→ Stated goal: Everything from the first line of the data through the line with "p.outline_line_width = 1" is to be echoed exactly, minus the pictures.

+++ Dataset excerpts

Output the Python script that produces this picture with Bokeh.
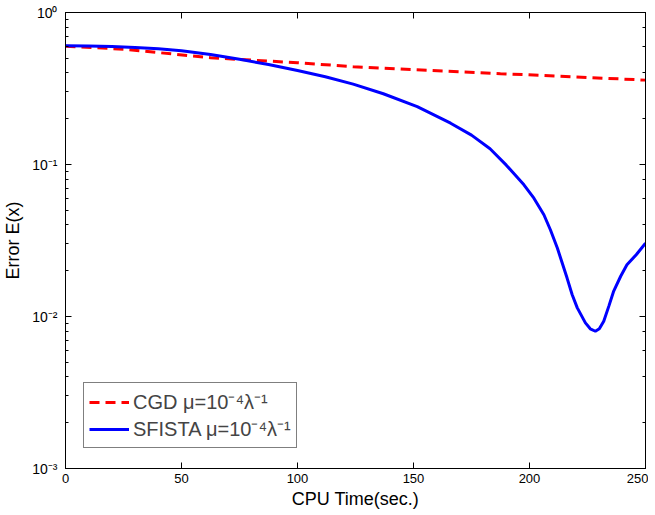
from bokeh.plotting import figure
from bokeh.models import (LinearAxis, LogAxis, Legend, LegendItem,
                          CustomJSTickFormatter, FixedTicker, Range1d)
from bokeh.embed import file_html
from bokeh.resources import INLINE

# ---- data ----
cgd_t = [0, 25, 62.5, 100, 124, 150, 187.5, 220, 250]
cgd_e = [0.600, 0.574, 0.504, 0.467, 0.440, 0.421, 0.396, 0.377, 0.359]

sf_t = [0, 10, 20, 30, 40, 50, 62.5, 75, 87.5, 100, 112, 124, 137, 151.6,
        166, 175, 183, 190, 197.6, 201.9, 206.2, 209, 212, 214.1, 216.2,
        218.4, 220.6, 224.1, 226.2, 228.4, 230.1, 232, 234.2, 236.3,
        239.3, 242, 246, 250]
sf_e = [0.605, 0.602, 0.597, 0.588, 0.577, 0.560, 0.530, 0.492, 0.455,
        0.415, 0.378, 0.338, 0.292, 0.240, 0.187, 0.156, 0.127, 0.099,
        0.0735, 0.060, 0.0467, 0.0372, 0.0282, 0.0225, 0.0179, 0.0139,
        0.0114, 0.00908, 0.0083, 0.0080, 0.0083, 0.0093, 0.0117, 0.0147,
        0.0184, 0.0219, 0.0255, 0.0304]

x_ticks = [0, 50, 100, 150, 200, 250]

FONT = "Liberation Sans"

p = figure(frame_width=580, frame_height=456, y_axis_type="log",
           x_range=Range1d(0, 250), y_range=Range1d(1e-3, 1.0),
           output_backend="svg", toolbar_location=None,
           min_border_left=59, min_border_top=12, min_border_right=2,
           min_border_bottom=30)
p.background_fill_color = "white"
p.border_fill_color = "white"
p.grid.visible = False
p.outline_line_color = "black"
p.outline_line_width = 1

fmt = CustomJSTickFormatter(code="""
const sup = {'-':'\\u207b','0':'\\u2070','1':'\\u00b9','2':'\\u00b2','3':'\\u00b3'};
const e = Math.round(Math.log10(tick));
return '10' + String(e).split('').map(c => sup[c]).join('');
""")
blank = CustomJSTickFormatter(code="return ' ';")

def style(ax, labels=True):
    ax.axis_line_color = "black"
    ax.axis_line_width = 1
    ax.major_tick_in = 6
    ax.major_tick_out = 0
    ax.minor_tick_in = 3
    ax.minor_tick_out = 0
    ax.major_tick_line_color = "black"
    ax.minor_tick_line_color = "black"
    ax.major_label_text_font = FONT
    ax.major_label_text_font_size = "13px"
    ax.major_label_text_color = "black"
    ax.axis_label_text_font = FONT
    ax.axis_label_text_font_size = "18px"
    ax.axis_label_text_font_style = "normal"
    ax.axis_label_text_color = "black"
    if not labels:
        ax.formatter = blank
        ax.major_label_text_font_size = "1px"
        ax.major_label_standoff = 0

xa = p.xaxis[0]
style(xa)
xa.ticker = FixedTicker(ticks=x_ticks)
xa.minor_tick_line_color = None
xa.axis_label = "CPU Time(sec.)"
xa.major_label_standoff = 5
xa.axis_label_standoff = 3

ya = p.yaxis[0]
style(ya)
ya.formatter = fmt
ya.major_label_text_font_size = "14px"
ya.axis_label = "Error E(x)"
ya.major_label_standoff = 8
ya.axis_label_standoff = 6

top = LinearAxis(ticker=FixedTicker(ticks=x_ticks))
style(top, labels=False)
top.minor_tick_line_color = None
p.add_layout(top, "above")

right = LogAxis()
style(right, labels=False)
p.add_layout(right, "right")

r1 = p.line(cgd_t, cgd_e, line_color="#ff0000", line_width=3,
            line_dash="10 6")
r2 = p.line(sf_t, sf_e, line_color="#0000ff", line_width=3)

legend = Legend(items=[
    LegendItem(label="CGD \u03bc=10\u207b\u2074\u03bb\u207b\u00b9", renderers=[r1]),
    LegendItem(label="SFISTA \u03bc=10\u207b\u2074\u03bb\u207b\u00b9", renderers=[r2]),
], location=(18, 20))
legend.label_text_font = FONT
legend.label_text_font_size = "20px"
legend.border_line_color = "black"
legend.border_line_width = 1
legend.background_fill_alpha = 1.0
legend.glyph_width = 40
legend.glyph_height = 22
legend.label_height = 22
legend.spacing = 0
legend.padding = 5
legend.margin = 0
legend.label_standoff = 4
p.add_layout(legend, "center")

open("out.html", "w").write(file_html(p, INLINE))
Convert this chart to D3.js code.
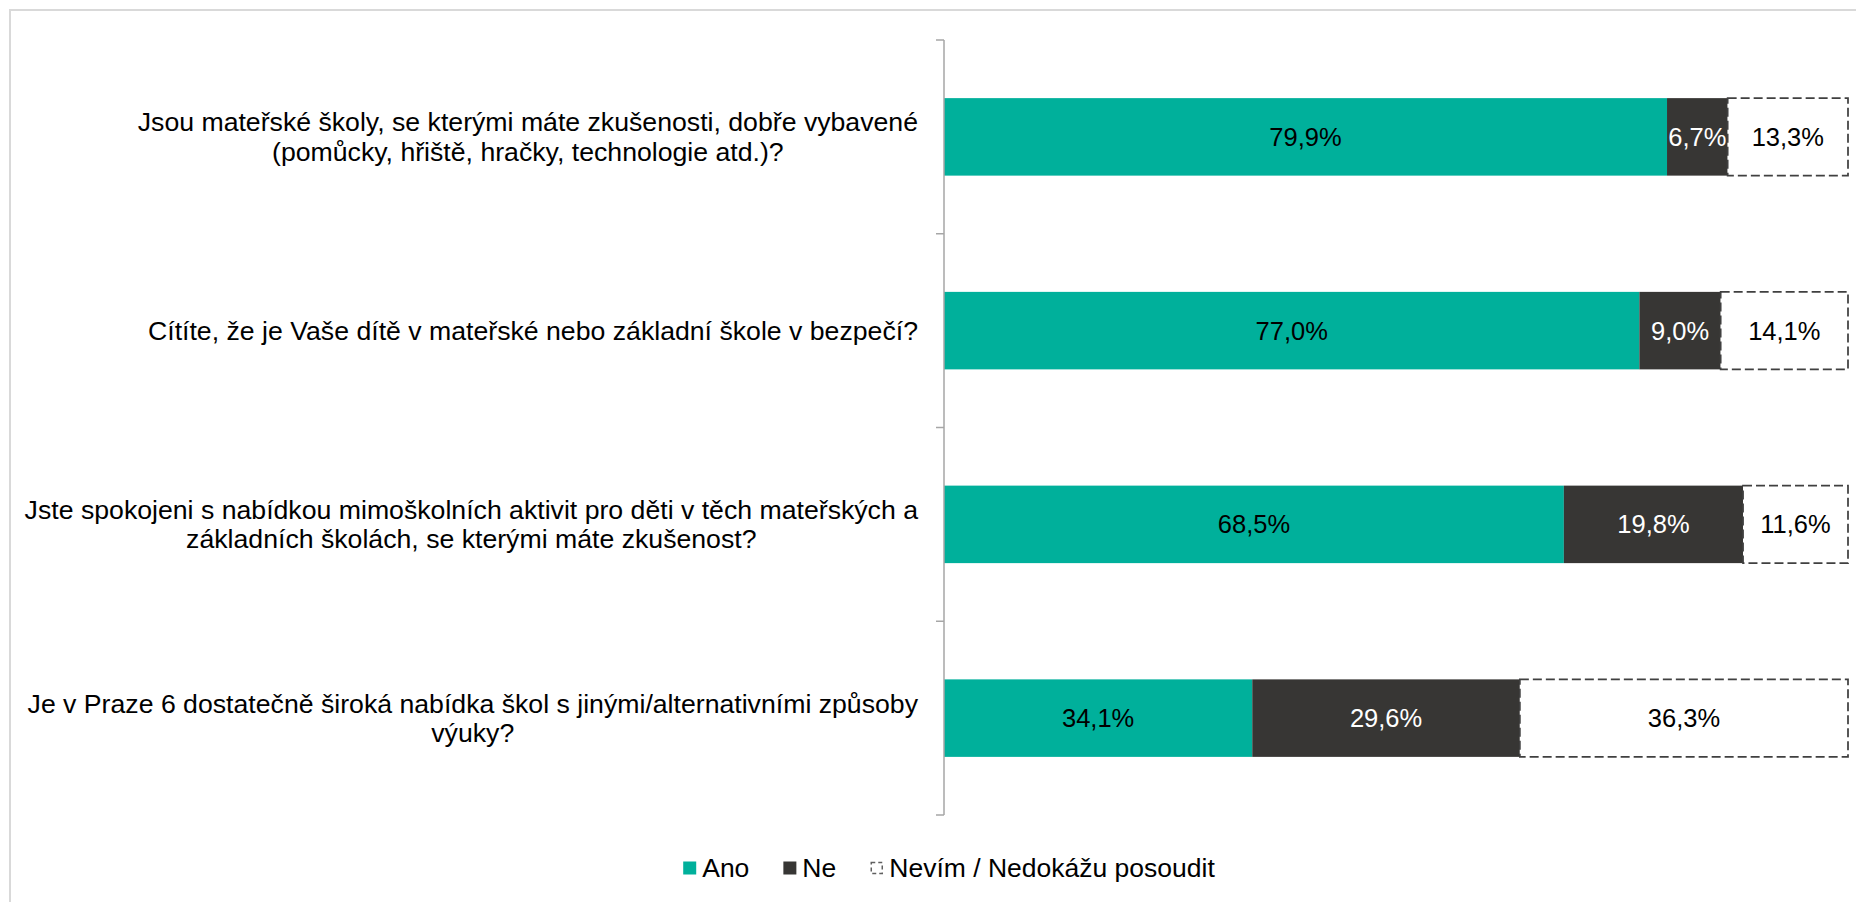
<!DOCTYPE html>
<html>
<head>
<meta charset="utf-8">
<script src="https://cdn.jsdelivr.net/npm/d3@7"></script>
<style>
  html, body { margin: 0; padding: 0; background: #fff; }
  svg { display: block; font-family: "Liberation Sans", Arial, sans-serif; }
</style>
</head>
<body>
<svg id="chart" width="1856" height="902"></svg>
<script>
// ---- Data ----
const categories = [
  ["Jsou mateřské školy, se kterými máte zkušenosti, dobře vybavené", "(pomůcky, hřiště, hračky, technologie atd.)?"],
  ["Cítíte, že je Vaše dítě v mateřské nebo základní škole v bezpečí?"],
  ["Jste spokojeni s nabídkou mimoškolních aktivit pro děti v těch mateřských a", "základních školách, se kterými máte zkušenost?"],
  ["Je v Praze 6 dostatečně široká nabídka škol s jinými/alternativními způsoby", "výuky?"]
];
const seriesNames = ["Ano", "Ne", "Nevím / Nedokážu posoudit"];
const ano = [79.9, 77.0, 68.5, 34.1];
const ne = [6.7, 9.0, 19.8, 29.6];
const nevim = [13.3, 14.1, 11.6, 36.3];
const colors = ["#00B09B", "#373634", "#FFFFFF"];
const labelColors = ["#000000", "#FFFFFF", "#000000"];

// ---- Layout ----
const svg = d3.select("#chart");
const catFont = 26.67, valFont = 25.5, legFont = 26.5;
const axisX = 944, rightX = 1848, topY = 40, bottomY = 815;

// frame
svg.append("rect").attr("x", 10).attr("y", 10).attr("width", 1900).attr("height", 950)
  .attr("fill", "none").attr("stroke", "#d9d9d9").attr("stroke-width", 2);

const ids = categories.map((d, i) => i);
const y = d3.scaleBand().domain(ids).range([topY, bottomY]).paddingInner(0.6).paddingOuter(0.3);
const yAxisScale = d3.scaleBand().domain(ids).range([topY, bottomY]);
const x = d3.scaleLinear().domain([0, 1]).range([axisX, rightX]);

const rows = ids.map(i => {
  const vals = [ano[i], ne[i], nevim[i]];
  const total = d3.sum(vals);
  let acc = 0;
  return vals.map((v, s) => {
    const seg = { row: i, s, v, x0: acc / total, x1: (acc + v) / total };
    acc += v;
    return seg;
  });
});

const fmt = v => d3.format(".1f")(v).replace(".", ",") + "%";

const g = svg.append("g");
rows.forEach(segs => {
  segs.forEach(d => {
    const r = g.append("rect")
      .attr("x", x(d.x0)).attr("y", y(d.row))
      .attr("width", x(d.x1) - x(d.x0)).attr("height", y.bandwidth())
      .attr("fill", colors[d.s]);
    if (d.s === 2) {
      r.attr("stroke", "#404040").attr("stroke-width", 1.75).attr("stroke-dasharray", "9,4");
    }
    g.append("text")
      .attr("x", (x(d.x0) + x(d.x1)) / 2)
      .attr("y", y(d.row) + y.bandwidth() / 2)
      .attr("dy", "0.35em")
      .attr("text-anchor", "middle")
      .attr("font-size", valFont)
      .attr("fill", labelColors[d.s])
      .text(fmt(d.v));
  });
});

// axis line with ticks (left side)
const axisG = svg.append("g");
axisG.append("line").attr("x1", axisX).attr("x2", axisX).attr("y1", topY).attr("y2", bottomY)
  .attr("stroke", "#a6a6a6").attr("stroke-width", 1.5);
const tickYs = ids.map(i => yAxisScale(i)).concat([bottomY]);
tickYs.forEach(ty => {
  axisG.append("line").attr("x1", axisX - 8).attr("x2", axisX).attr("y1", ty).attr("y2", ty)
    .attr("stroke", "#a6a6a6").attr("stroke-width", 1.5);
});

// category labels: block right-aligned, lines centered within block
const labelRight = 918, lineH = 29.5;
categories.forEach((lines, i) => {
  const tg = svg.append("g");
  const texts = lines.map(l => tg.append("text").attr("font-size", catFont).attr("fill", "#000").text(l));
  const widths = texts.map(t => t.node().getComputedTextLength());
  const maxW = d3.max(widths);
  const cx = labelRight - maxW / 2;
  const cy = y(i) + y.bandwidth() / 2;
  const n = lines.length;
  texts.forEach((t, k) => {
    t.attr("x", cx).attr("text-anchor", "middle")
      .attr("y", cy + (k - (n - 1) / 2) * lineH).attr("dy", "0.35em");
  });
});

// legend
const legend = svg.append("g");
const legendY = 868, sq = 13, gapTxt = 6, gapItem = 34;
let lx = 0;
const items = seriesNames.map((name, s) => {
  const it = legend.append("g");
  const box = it.append("rect").attr("x", 0).attr("y", legendY - sq / 2).attr("width", sq).attr("height", sq)
    .attr("fill", colors[s]);
  if (s === 2) box.attr("stroke", "#606060").attr("stroke-width", 1.5).attr("stroke-dasharray", "4,3")
    .attr("x", 1).attr("y", legendY - sq / 2 + 1).attr("width", sq - 2).attr("height", sq - 2);
  const t = it.append("text").attr("x", sq + gapTxt).attr("y", legendY).attr("dy", "0.35em")
    .attr("font-size", legFont).attr("fill", "#000").text(name);
  const w = sq + gapTxt + t.node().getComputedTextLength();
  it.attr("transform", `translate(${lx},0)`);
  lx += w + gapItem;
  return it;
});
const totalW = lx - gapItem;
legend.attr("transform", `translate(${949 - totalW / 2},0)`);
</script>
</body>
</html>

++++++

→ Complete response:
Output the Python script that produces this picture with Bokeh.
from bokeh.plotting import figure
from bokeh.models import (LinearAxis, LogAxis, Legend, LegendItem,
                          CustomJSTickFormatter, FixedTicker, Range1d)
from bokeh.embed import file_html
from bokeh.resources import INLINE

# ---- data ----
cgd_t = [0, 25, 62.5, 100, 124, 150, 187.5, 220, 250]
cgd_e = [0.600, 0.574, 0.504, 0.467, 0.440, 0.421, 0.396, 0.377, 0.359]

sf_t = [0, 10, 20, 30, 40, 50, 62.5, 75, 87.5, 100, 112, 124, 137, 151.6,
        166, 175, 183, 190, 197.6, 201.9, 206.2, 209, 212, 214.1, 216.2,
        218.4, 220.6, 224.1, 226.2, 228.4, 230.1, 232, 234.2, 236.3,
        239.3, 242, 246, 250]
sf_e = [0.605, 0.602, 0.597, 0.588, 0.577, 0.560, 0.530, 0.492, 0.455,
        0.415, 0.378, 0.338, 0.292, 0.240, 0.187, 0.156, 0.127, 0.099,
        0.0735, 0.060, 0.0467, 0.0372, 0.0282, 0.0225, 0.0179, 0.0139,
        0.0114, 0.00908, 0.0083, 0.0080, 0.0083, 0.0093, 0.0117, 0.0147,
        0.0184, 0.0219, 0.0255, 0.0304]

x_ticks = [0, 50, 100, 150, 200, 250]

FONT = "Liberation Sans"

p = figure(frame_width=580, frame_height=456, y_axis_type="log",
           x_range=Range1d(0, 250), y_range=Range1d(1e-3, 1.0),
           output_backend="svg", toolbar_location=None,
           min_border_left=59, min_border_top=12, min_border_right=2,
           min_border_bottom=30)
p.background_fill_color = "white"
p.border_fill_color = "white"
p.grid.visible = False
p.outline_line_color = "black"
p.outline_line_width = 1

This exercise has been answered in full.